West Vancouver seeks higher tax rate for investment properties
Councillor Craig Cameron said the idea is much simpler than trying to identify empty or vacant homes
The District of West Vancouver wants to levy a higher property tax on investment properties, but it won't involve tracking vacancies or foreign citizenship.
Councillor Craig Cameron said the idea is much simpler.
"We are proposing a house tax that applies to all houses that somebody owns that are not designated their principal residence."
Cameron says much like Vancouver's vacant home tax, people would have to declare if a home is a principal residence when they pay their property taxes.
But unlike Vancouver's proposal to exempt rented homes and target only those left vacant, West Vancouver's tax would apply to all homes that are not the owner's own principal residence.
"It has nothing to with vacancy," he says.
Cameron says this model would be easier to enforce.
"I think there are great challenges in implementing the vacant home tax.... Where do you draw the line between whether the house is vacant and isn't vacant. Someone who goes away to Palm Springs for three months — is that house vacant or not?
And unlike the province's 15 per cent foreign buyers tax, it has nothing to do with the citizenship of the owner.
But Cameron notes it will affect those who don't pay income tax in Canada, because once they designate a home in Canada as a principal residence, they will to start.
"It will make people think twice about claiming a principal residence if they don't want to also pay income tax in Canada," he says.
At the moment, owners of investment properties are already excluded from claiming the provincial home owner's grant, which only applies to principal residences.

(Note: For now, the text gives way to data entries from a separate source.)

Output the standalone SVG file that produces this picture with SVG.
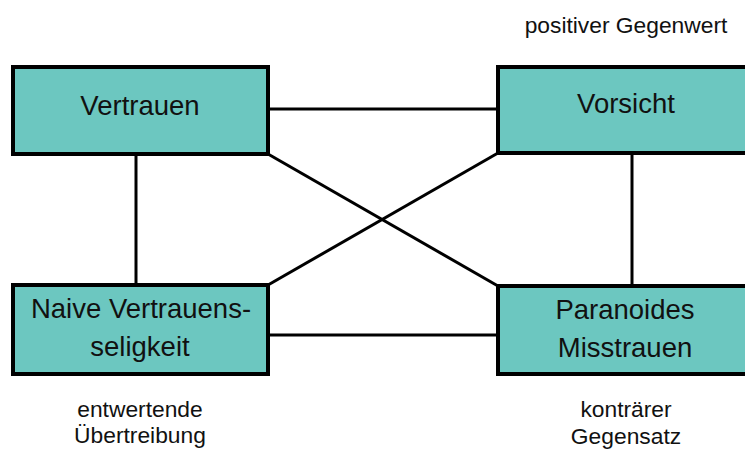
<svg xmlns="http://www.w3.org/2000/svg" width="745" height="450" viewBox="0 0 745 450">
<style>
.box{fill:#6CC7C0;stroke:#000;stroke-width:4}
.t{font-family:"Liberation Sans",Arial,sans-serif;font-size:27.5px;fill:#111;text-anchor:middle}
.l{font-family:"Liberation Sans",Arial,sans-serif;font-size:22.8px;fill:#111;text-anchor:middle}
.c{stroke:#000;stroke-width:3;fill:none}
</style>
<rect width="745" height="450" fill="#fff"/>
<g id="connectors">
<line class="c" x1="268" y1="109" x2="498" y2="109"/>
<line class="c" x1="268" y1="335" x2="498" y2="335"/>
<line class="c" x1="136" y1="154" x2="136" y2="285"/>
<line class="c" x1="632" y1="153" x2="632" y2="286"/>
<line class="c" x1="268" y1="154" x2="498" y2="286"/>
<line class="c" x1="268" y1="285" x2="498" y2="153"/>
</g>
<g id="vertrauen">
<rect class="box" x="13" y="67" width="255" height="87"/>
<text class="t" x="140" y="115">Vertrauen</text>
</g>
<g id="vorsicht">
<rect class="box" x="498" y="67" width="256" height="86"/>
<text class="t" x="626" y="113">Vorsicht</text>
</g>
<g id="naive">
<rect class="box" x="13" y="285" width="255" height="89"/>
<text class="t" x="141" y="318">Naive Vertrauens-</text>
<text class="t" x="140" y="356">seligkeit</text>
</g>
<g id="paranoides">
<rect class="box" x="498" y="286" width="256" height="88"/>
<text class="t" x="625" y="319">Paranoides</text>
<text class="t" x="625" y="357">Misstrauen</text>
</g>
<g id="labels">
<text class="l" x="626" y="33">positiver Gegenwert</text>
<text class="l" x="140" y="417">entwertende</text>
<text class="l" x="140" y="443">Übertreibung</text>
<text class="l" x="626" y="417">konträrer</text>
<text class="l" x="626" y="444">Gegensatz</text>
</g>
</svg>
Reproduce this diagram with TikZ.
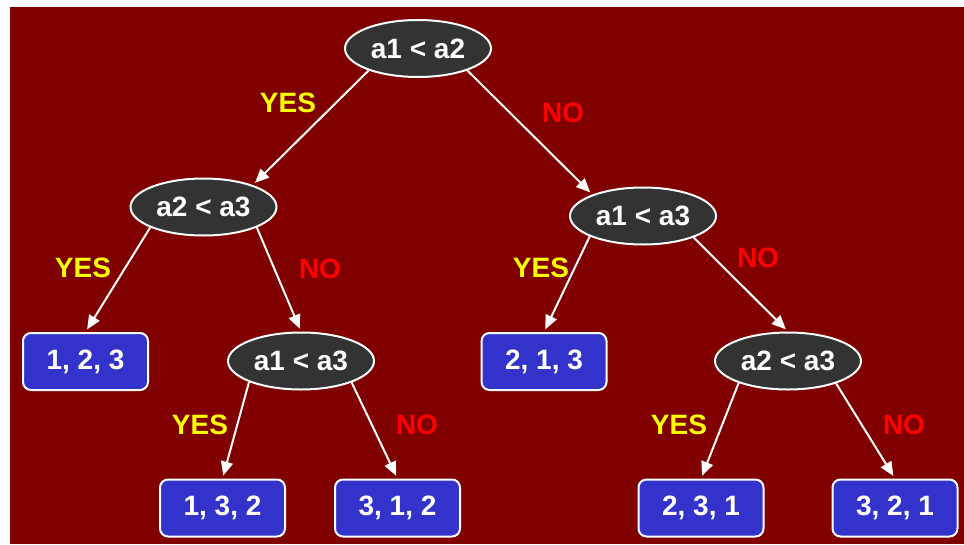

Preserving and increasing affordable housing
Cameron says the program has two aims — maintaining and increasing the amount of affordable housing in the district, which is known as one of Canada's most affluent communities.
"What we are trying to address is maintaining a stable and affordable housing stock for our residents. Secondly, we want to raise funds to build affordable rental or affordable units for sale."
"Most of the people who work in West Vancouver I don't think can afford to live here and most can't afford to live on the North Shore. Most have to commute from far out in the Fraser Valley for example, and that is creating huge traffic problems."
He notes about 95 per cent of first responders don't live in the community, and that could be a real problem during a crisis such as an earthquake.
"It is probably a bigger issue in West Vancouver than anywhere else.... We are talking about first responders, municipal staff, pretty much everyone who works the business in West Vancouver."
He says if nothing is done, the community is going to end up as an empty enclave for the wealthy.
"We are going to end up with a community that isn't representative, isn't diverse, isn't very vibrant, It is going to end up being hollowed out and we are going to end up with one demographic in the community."
Tax rate and legislation still to be determined
Cameron says they're still trying to work out what the tax rate would be, but says it would not be unreasonable.
"We are talking about an incremental increase. It is not something that would be punitive."
In order to role out the new tax rate, the district first needs the province to amend the Community Charter to allow them to levy the tax.
He says the city has already approached the B.C. government and there has been "no immediate rejection of the idea."
"They have asked us to go back and put together a short proposal."